WINGED SAFARI FOR ARCTIC CHAR
Duncan Barnes
May 15, 1967
North of the tree line and south of the pole, the wild, icy rivers of the Canadian Arctic offer itinerant flying anglers some of the world's most exciting fishing
Yet the Eskimos, many of them ridden with tuberculosis and all of them hungry, are a happy lot. As we were packing, a group of them came to the tent carrying sealskins rough-tanned with urine. We had several boxes of pilot biscuits, two five-pound tins of tea and some candy and cigarettes. After considerable haggling, the Eskimos offered four sealskins. Three of them were soft and shiny but the fourth one—on the bottom of the pile—was stained and torn. Dipstick, looking stern, said: "No good for white man." The Eskimos dissolved in laughter.
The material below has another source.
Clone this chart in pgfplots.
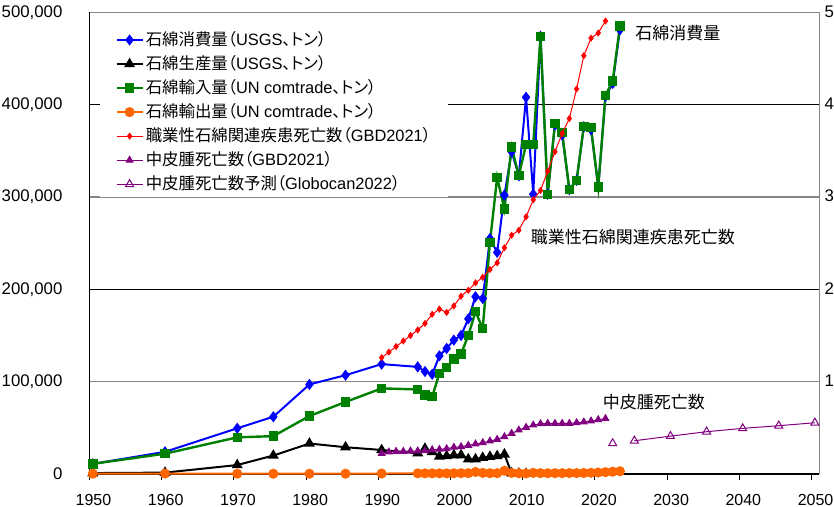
\documentclass[border=0pt]{standalone}
\usepackage{pgfplots}
\usepackage{pgfplotstable}
\pgfplotsset{compat=1.18}
\usepackage{fontspec}
\setmainfont{Liberation Sans}
\newfontfamily\cjk[RawFeature=+palt]{Noto Sans CJK JP}
\newcommand{\J}[1]{{\cjk #1}}
\definecolor{cblue}{RGB}{0,0,255}
\definecolor{cgreen}{RGB}{0,128,0}
\definecolor{corange}{RGB}{255,102,0}
\definecolor{cred}{RGB}{255,0,0}
\definecolor{cpurple}{RGB}{128,0,128}
\definecolor{gridgray}{RGB}{134,134,134}

% asbestos consumption (USGS, t)
\pgfplotstableread{
year val
1950 11000
1960 24000
1970 49500
1975 62000
1980 97000
1985 107000
1990 119000
1995 116000
1996 111000
1997 108000
1998 128000
1999 136000
2000 145000
2001 150000
2002 168000
2003 192000
2004 190000
2005 255000
2006 240000
2007 302000
2008 349000
2009 323000
2010 408000
2011 303000
2012 474000
2013 303000
2014 378000
2015 367000
2016 308000
2017 318000
2018 376000
2019 373000
2020 311000
2021 409000
2022 423000
2023 481000
}\consumption

% asbestos production (USGS, t)
\pgfplotstableread{
year val
1950 1000
1960 1500
1970 9700
1975 20000
1980 33000
1985 29000
1990 26000
1995 22500
1996 27500
1997 24000
1998 19000
1999 19500
2000 20500
2001 20500
2002 16000
2003 16000
2004 17700
2005 18800
2006 19500
2007 21300
2008 1000
2009 500
2010 300
}\production

% asbestos imports (UN comtrade, t)
\pgfplotstableread{
year val
1950 11000
1960 22000
1970 39700
1975 41000
1980 62800
1985 78000
1990 92700
1995 91600
1996 85500
1997 83700
1998 109000
1999 115500
2000 124400
2001 130000
2002 150000
2003 175700
2004 157600
2005 251000
2006 321000
2007 287000
2008 354000
2009 323000
2010 357000
2011 357000
2012 474000
2013 303000
2014 379500
2015 370000
2016 308000
2017 318000
2018 376600
2019 375000
2020 311000
2021 410000
2022 425600
2023 485000
}\imports

% asbestos exports (UN comtrade, t)
\pgfplotstableread{
year val
1950 300
1960 500
1970 300
1975 300
1980 300
1985 300
1990 500
1995 700
1996 700
1997 700
1998 700
1999 700
2000 800
2001 900
2002 900
2003 2200
2004 1200
2005 900
2006 900
2007 3500
2008 1200
2009 800
2010 600
2011 1200
2012 900
2013 800
2014 900
2015 900
2016 1000
2017 1000
2018 1100
2019 1300
2020 1600
2021 2000
2022 2500
2023 3000
}\exports

% occupational asbestos-related deaths (GBD2021)
\pgfplotstableread{
year val
1990 1260
1991 1320
1992 1380
1993 1440
1994 1500
1995 1560
1996 1630
1997 1730
1998 1786
1999 1750
2000 1820
2001 1926
2002 1990
2003 2070
2004 2130
2005 2215
2006 2287
2007 2450
2008 2586
2009 2640
2010 2785
2011 2970
2012 3070
2013 3280
2014 3490
2015 3687
2016 3850
2017 4170
2018 4530
2019 4720
2020 4776
2021 4906
}\occdeaths

% mesothelioma deaths (GBD2021)
\pgfplotstableread{
year val
1990 222
1991 238
1992 245
1993 245
1994 249
1995 249
1996 253
1997 260
1998 267
1999 274
2000 289
2001 296
2002 310
2003 325
2004 339
2005 357
2006 375
2007 404
2008 440
2009 476
2010 505
2011 530
2012 544
2013 548
2014 548
2015 548
2016 548
2017 555
2018 563
2019 574
2020 588
2021 600
}\meso

% mesothelioma deaths projection (Globocan2022)
\pgfplotstableread{
year val
2022 332
2023 nan
2025 360
2030 410
2035 458
2040 494
2045 523
2050 555
}\globocan

\begin{document}
\begin{tikzpicture}
\pgfplotsset{
  base/.style={
    scale only axis, width=364.85pt, height=230.85pt,
    at={(0pt,0pt)}, anchor=south west,
    xmin=1949.54, xmax=2050.6, clip=false,
    /pgf/number format/assume math mode=true,
    legend image code/.code={\draw[mark repeat=2,mark phase=2,##1] plot coordinates {(0pt,0pt) (6.5pt,0pt) (13pt,0pt)};},
  }
}
\begin{axis}[base,
  axis x line*=bottom, axis y line*=left,
  axis line style={black, line width=0.6pt},
  ymin=0, ymax=500000, ytick={0,100000,200000,300000,400000,500000},
  ymajorgrids, grid style={gridgray, line width=0.6pt},
  xtick={1949.54,1959.54,1969.54,1979.54,1989.54,1999.54,2009.54,2019.54,2029.54,2039.54,2049.54},
  xticklabels={1950,1960,1970,1980,1990,2000,2010,2020,2030,2040,2050},
  tick align=outside, major tick length=3pt,
  x tick style={black, line width=0.5pt},
  y tick style={draw=none},
  scaled y ticks=false,
  xticklabel style={font=\fontsize{8}{9}\selectfont, inner sep=0.4pt, yshift=-6.4pt, xshift=2pt},
  yticklabel style={font=\fontsize{8.4}{10}\selectfont, /pgf/number format/fixed, /pgf/number format/1000 sep={,}, xshift=-7pt},
]
\draw[black, line width=0.6pt] (axis cs:1949.54,200000) -- (axis cs:2050.6,200000);
\draw[black, line width=0.6pt] (axis cs:1949.54,400000) -- (axis cs:2050.6,400000);
\addplot[cblue, line width=1pt, mark=diamond*, mark size=2pt] table[x=year,y=val] {\consumption};
\addplot[black, line width=1pt, mark=triangle*, mark size=2.2pt] table[x=year,y=val] {\production};
\addplot[cgreen, line width=1.2pt, mark=square*, mark size=1.75pt] table[x=year,y=val] {\imports};
\addplot[corange, line width=1pt, mark=*, mark size=2pt] table[x=year,y=val] {\exports};
\node[anchor=west, inner sep=0pt, font=\fontsize{8.5}{10}\selectfont] at (axis cs:2025.1,478000) {\J{石綿消費量}};
\node[anchor=west, inner sep=0pt, font=\fontsize{8.5}{10}\selectfont] at (axis cs:2010.6,256500) {\J{職業性石綿関連疾患死亡数}};
\node[anchor=west, inner sep=0pt, font=\fontsize{8.5}{10}\selectfont] at (axis cs:2020.6,78000) {\J{中皮腫死亡数}};
\end{axis}
\begin{axis}[base,
  axis x line=none, axis y line*=right,
  y axis line style={gridgray, line width=0.6pt},
  ymin=0, ymax=5000, ytick={0,1000,2000,3000,4000,5000},
  y tick style={draw=none},
  scaled y ticks=false,
  yticklabel style={font=\fontsize{8.4}{10}\selectfont, /pgf/number format/fixed, /pgf/number format/1000 sep={,}, text width=21.5pt, align=right, inner sep=2pt},
  legend cell align=left,
  legend style={at={(0.0144,0.968)}, anchor=north west, draw=none, fill=white,
    font=\fontsize{8.2}{9.5}\selectfont, inner xsep=7.5pt, inner ysep=1pt, row sep=1.5pt,
    nodes={inner sep=1pt}},
]
\addlegendimage{cblue, line width=1pt, mark=diamond*, mark size=2pt}
\addlegendentry{\J{石綿消費量（}USGS\J{、トン）}}
\addlegendimage{black, line width=1pt, mark=triangle*, mark size=2.2pt}
\addlegendentry{\J{石綿生産量（}USGS\J{、トン）}}
\addlegendimage{cgreen, line width=1.2pt, mark=square*, mark size=1.75pt}
\addlegendentry{\J{石綿輸入量（}UN comtrade\J{、トン）}}
\addlegendimage{corange, line width=1pt, mark=*, mark size=2pt}
\addlegendentry{\J{石綿輸出量（}UN comtrade\J{、トン）}}
\addplot[cred, line width=0.5pt, mark=diamond*, mark size=1.4pt] table[x=year,y=val] {\occdeaths};
\addlegendentry{\J{職業性石綿関連疾患死亡数（}GBD2021\J{）}}
\addplot[cpurple, line width=0.5pt, mark=triangle*, mark size=1.9pt] table[x=year,y=val] {\meso};
\addlegendentry{\J{中皮腫死亡数（}GBD2021\J{）}}
\addplot[cpurple, line width=0.5pt, mark=triangle, mark size=2.3pt, mark options={fill=white}, unbounded coords=jump] table[x=year,y=val] {\globocan};
\addlegendentry{\J{中皮腫死亡数予測（}Globocan2022\J{）}}
\end{axis}
\pgfresetboundingbox
\useasboundingbox (-44.75pt,-16.5pt) rectangle (372.25pt,237pt);
\end{tikzpicture}
\end{document}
Another good skin was quickly produced. The Eskimos were still giggling as we took off.
The rest of the trip back to Yellow-knife was uneventful. We did run into fog and gale winds as we approached Cambridge Bay. Visibility was zero and there was a 625-foot radio tower somewhere below. But old Not to Worry casually headed out to sea, gradually losing altitude, until he could see the water before making the final approach.
Sadly, sportsmen planning a char fishing expedition in the future will not be able to fly with Dipstick, for he has left the Arctic to conquer new worlds with Air Canada. But don't put him completely out of mind. You may be flying across Canada one day when the plane hits an air pocket and sickeningly dips. As you settle back uneasily in the seat, you will hear Dipstick. His voice will come booming through the intercom: "Just a bit of turbulence, folks, but not to worry. Olson is here."